Accessibility wins that also help engagement
- Consistent focus states for keyboard navigation
- Clear headings that describe sections accurately
- Descriptive labels for buttons and controls (not just icons)
- Readable contrast and scalable text
- Logical tab order and predictable navigation placement
When controls are easier to understand and operate, users explore more content with less effort, which supports session length and retention.
Best practice #7: Strengthen internal linking and on-site pathways (for users and crawlers)
Internal linking is where navigation and SEO become the same discipline. For entertainment platforms, it is how you:
- Help users jump from one relevant item to the next
- Distribute authority to deep catalog pages
- Clarify topical relationships (genres, collections, franchises, creators)
- Increase pages per session and dwell time
High-value internal link modules
- Related titles based on genre, theme, cast, or gameplay mechanics
- Franchise and universe hubs (collections that connect sequels, seasons, spin-offs)
- Creator pages (directors, streamers, studios, developers)
- Topic hubs (genre pages that link out to sub-genres and featured lists)
Keep anchor text and module headings descriptive. For example, a module titled More in Sci-Fi is clearer than Explore More, and it reinforces relevance signals.
Best practice #8: Use descriptive headings and metadata to boost CTR and clarity
Navigation-friendly content is easier to scan. SEO-friendly content is easier to interpret in search results. The overlap is powerful: clear headings and metadata help users on-page and increase click-through rates from the SERP.
On-page headings that support browsing
- Use headings that describe the content list accurately (for example, Top Comedy Movies or New Puzzle Games).
- Keep heading hierarchy consistent so pages are easy to scan.
- Align wording with real user queries discovered through search logs and analytics.
Metadata that improves organic performance
- Title tags that clearly state the page purpose (category, collection, or title)
- Meta descriptions that set expectations and highlight value (fresh releases, curated picks, or exclusive content)
- Clean, descriptive URL structures that reflect IA (for example, category and subcategory paths)
When your metadata matches the user’s goal, you earn higher CTR and better-qualified visits, which often translates into stronger engagement signals.
Best practice #9: Add structured data where relevant to enhance visibility
Structured data helps search engines understand your pages and can enable enhanced search result features, depending on content type and eligibility. For entertainment platforms, structured data is most useful when it accurately describes:
- Titles (movies, series, episodes, games, apps)
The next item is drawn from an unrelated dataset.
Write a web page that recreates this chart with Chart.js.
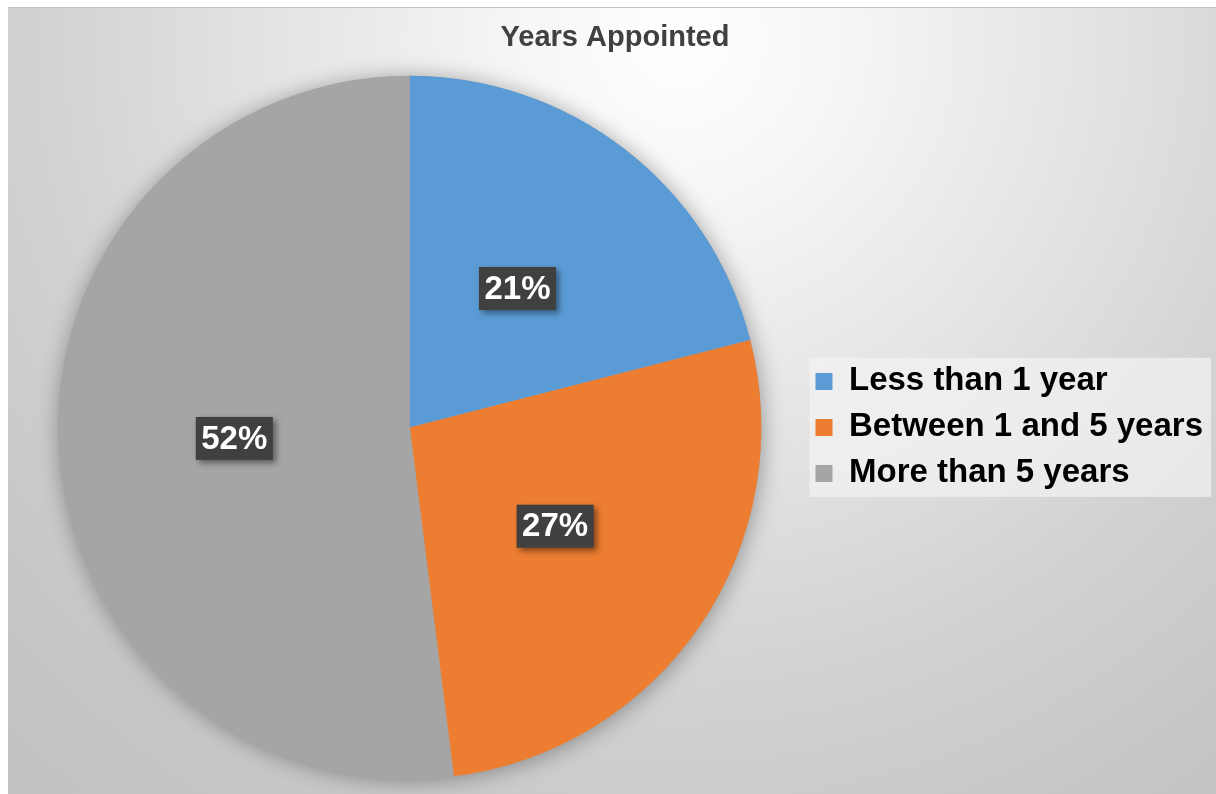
<!DOCTYPE html>
<html>
<head>
<meta charset="utf-8">
<title>Years Appointed</title>
<script src="https://cdn.jsdelivr.net/npm/chart.js@4.4.1/dist/chart.umd.min.js"></script>
<style>
	html, body {
		margin: 0;
		padding: 0;
		background: #ffffff;
	}
	#chart-box {
		position: absolute;
		left: 8px;
		top: 7px;
		width: 1208px;
		height: 787px;
		border-top: 1px solid #c4c4c4;
		box-sizing: border-box;
		background: radial-gradient(circle at 672px 33px, #ffffff 0px, #f6f6f6 160px, #e2e2e2 430px, #d2d2d2 640px, #c6c6c6 860px, #c0c0c0 1050px);
	}
</style>
</head>
<body>
<div id="chart-box">
	<canvas id="pie-chartcanvas"></canvas>
</div>
<script>
	var labels = ["Less than 1 year", "Between 1 and 5 years", "More than 5 years"];
	var percents = [21, 27, 52];
	var colors = ["#5b9bd5", "#ed7d31", "#a5a5a5"];

	var fontFamily = "'Liberation Sans', Arial, Helvetica, sans-serif";

	// soft shadow behind the whole pie
	var pieShadow = {
		id: "pieShadow",
		beforeDatasetsDraw: function(chart){
			var arc = chart.getDatasetMeta(0).data[0];
			if(!arc){
				return;
			}
			var ctx = chart.ctx;
			ctx.save();
			ctx.shadowColor = "rgba(0, 0, 0, 0.35)";
			ctx.shadowBlur = 22;
			ctx.shadowOffsetX = 1;
			ctx.shadowOffsetY = 2;
			ctx.fillStyle = "#a5a5a5";
			ctx.beginPath();
			ctx.arc(arc.x, arc.y, arc.outerRadius, 0, Math.PI * 2);
			ctx.fill();
			ctx.restore();
		}
	};

	// light panel behind the legend items
	var legendPanel = {
		id: "legendPanel",
		beforeDraw: function(chart){
			var legend = chart.legend;
			if(!legend || !legend.legendHitBoxes || !legend.legendHitBoxes.length){
				return;
			}
			var boxes = legend.legendHitBoxes;
			var first = boxes[0];
			var last = boxes[boxes.length - 1];
			var x1 = first.left - 6;
			var x2 = legend.right - 2;
			var y1 = first.top - 7;
			var y2 = last.top + last.height + 7;
			var ctx = chart.ctx;
			ctx.save();
			ctx.fillStyle = "rgba(242, 242, 242, 0.72)";
			ctx.fillRect(x1, y1, x2 - x1, y2 - y1);
			ctx.restore();
		}
	};

	// dark value tags in the middle of each slice
	var valueTags = {
		id: "valueTags",
		afterDatasetsDraw: function(chart){
			var ctx = chart.ctx;
			var meta = chart.getDatasetMeta(0);
			var values = chart.data.datasets[0].data;
			ctx.save();
			ctx.font = "bold 33px " + fontFamily;
			ctx.textAlign = "center";
			ctx.textBaseline = "middle";
			meta.data.forEach(function(arc, i){
				var pos = arc.tooltipPosition();
				var text = values[i] + "%";
				var w = ctx.measureText(text).width + 11;
				var h = 43;
				ctx.save();
				ctx.shadowColor = "rgba(0, 0, 0, 0.45)";
				ctx.shadowBlur = 6;
				ctx.shadowOffsetX = 3;
				ctx.shadowOffsetY = 3;
				ctx.fillStyle = "#404040";
				ctx.fillRect(pos.x - w / 2, pos.y - h / 2, w, h);
				ctx.restore();
				ctx.fillStyle = "#ffffff";
				ctx.fillText(text, pos.x, pos.y + 1);
			});
			ctx.restore();
		}
	};

	var ctx1 = document.getElementById("pie-chartcanvas");

	var data1 = {
		labels: labels,
		datasets: [
			{
				label: "Years Appointed",
				data: percents,
				backgroundColor: colors,
				borderWidth: 0
			}
		]
	};

	var options = {
		responsive: true,
		maintainAspectRatio: false,
		animation: false,
		layout: {
			padding: {left: 9, right: 3, top: 0, bottom: 15}
		},
		plugins: {
			title: {
				display: true,
				position: "top",
				text: "Years Appointed",
				color: "#404040",
				font: {family: fontFamily, size: 29, weight: "bold"},
				padding: {top: 13, bottom: 20}
			},
			legend: {
				display: true,
				position: "right",
				fullSize: false,
				labels: {
					color: "#000000",
					font: {family: fontFamily, size: 33, weight: "bold"},
					boxWidth: 17,
					boxHeight: 17,
					padding: 13
				}
			},
			tooltip: {enabled: false}
		}
	};

	var chart1 = new Chart(ctx1, {
		type: "pie",
		data: data1,
		options: options,
		plugins: [legendPanel, pieShadow, valueTags]
	});
</script>
</body>
</html>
- Creators and contributors (where applicable)
- Ratings and reviews (only when they are genuine and displayed to users)
- Availability (subscription included, rental, purchase) when appropriate
The key is consistency: what structured data states should match what the user sees on the page. That alignment supports trust and reduces mismatches that can harm performance.
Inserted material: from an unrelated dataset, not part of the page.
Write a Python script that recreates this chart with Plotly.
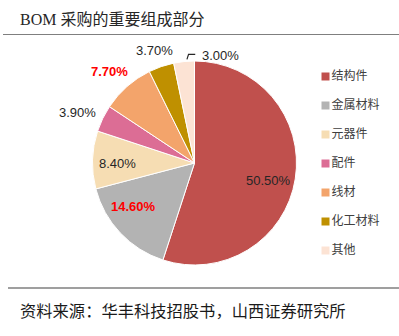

Best practice #10: Use analytics and A/B testing to refine navigation continuously
Even great navigation can be improved. The best entertainment platforms treat navigation as a product that evolves with content volume, user behavior, and device trends.
Navigation metrics that connect UX to revenue
- Search usage rate and search exit rate
- Filter engagement (opens, applies, clears) and resulting play starts
- Pages per session and session length
- Play-start conversion (from browse to playback)
- Subscription conversion and purchase conversion by entry path
- Churn indicators (drop-offs after failed searches, slow pages, confusing categories)
- Ad outcomes influenced by navigation (content views, viewable impressions, frequency balance)
A/B testing ideas with high upside
- Home layout: testing module order (continue watching vs trending vs new releases)
- Navigation labels: simpler genre names vs creative names
- Search UI: persistent search bar vs icon-only
- Filter defaults: most popular vs newest vs personalized sorting
- Recommendation logic: similarity-based vs diversity-injected recommendations
Focus tests on outcomes that matter: play starts, completion rates, return visits, subscription trials started, purchases, and revenue per session.
Putting it all together: an intuitive navigation checklist
Use this checklist to align product, UX, and SEO teams around a single goal: make content discovery effortless and measurable.
| Area | What “good” looks like | Primary upside |
|---|---|---|
| Information architecture | Clear category hubs, scalable taxonomy, consistent labels | Faster discovery, better crawlability |
| Search | Prominent, fast, typo-tolerant, helpful zero-results handling | Higher engagement and conversion from high-intent users |
| Filters and sorting | Attributes match real decisions (genre, duration, price, language) | More play starts, longer sessions |
| Personalization | Recommendations that feel relevant and varied | Higher retention, more pages per session |
| Mobile-first UX | Thumb-friendly navigation, stable behavior, fast loading | Lower churn, higher conversions on mobile |
| Accessibility | Clear headings, readable controls, keyboard support | Wider reach, better usability for all |
| Internal linking | Related modules, hubs, franchises, creator pages | Better discovery and stronger SEO signals |
| Headings and metadata | Descriptive titles, accurate page headings, compelling snippets | Higher CTR and better-qualified traffic |
| Structured data | Accurate markup aligned with visible content | Improved understanding and potential rich result eligibility |
| Analytics and A/B testing | Clear KPIs, testing roadmap, iterative improvement | Continuous growth in engagement and revenue |
Navigation is a growth engine, not a UI detail
For online entertainment platforms, intuitive navigation is one of the highest-leverage investments you can make. It streamlines the path to the content users love, reduces friction across devices, and creates compounding gains in engagement and retention. At the same time, it strengthens SEO fundamentals like crawlability, internal linking, and metadata clarity, supporting higher CTR, better dwell time, and more pages per session.
The best part is that navigation improvements are measurable. With the right taxonomy, search, filters, recommendations, and testing framework, you can turn “finding something to watch or play” into a fast, satisfying experience that supports subscriptions, purchases, and ad revenue at the same time.
If you want a practical next step, pick one high-traffic entry point (typically the home screen or a top category hub), map the user journey to a play start, and optimize the biggest friction point first. Small changes in navigation often create big wins in entertainment.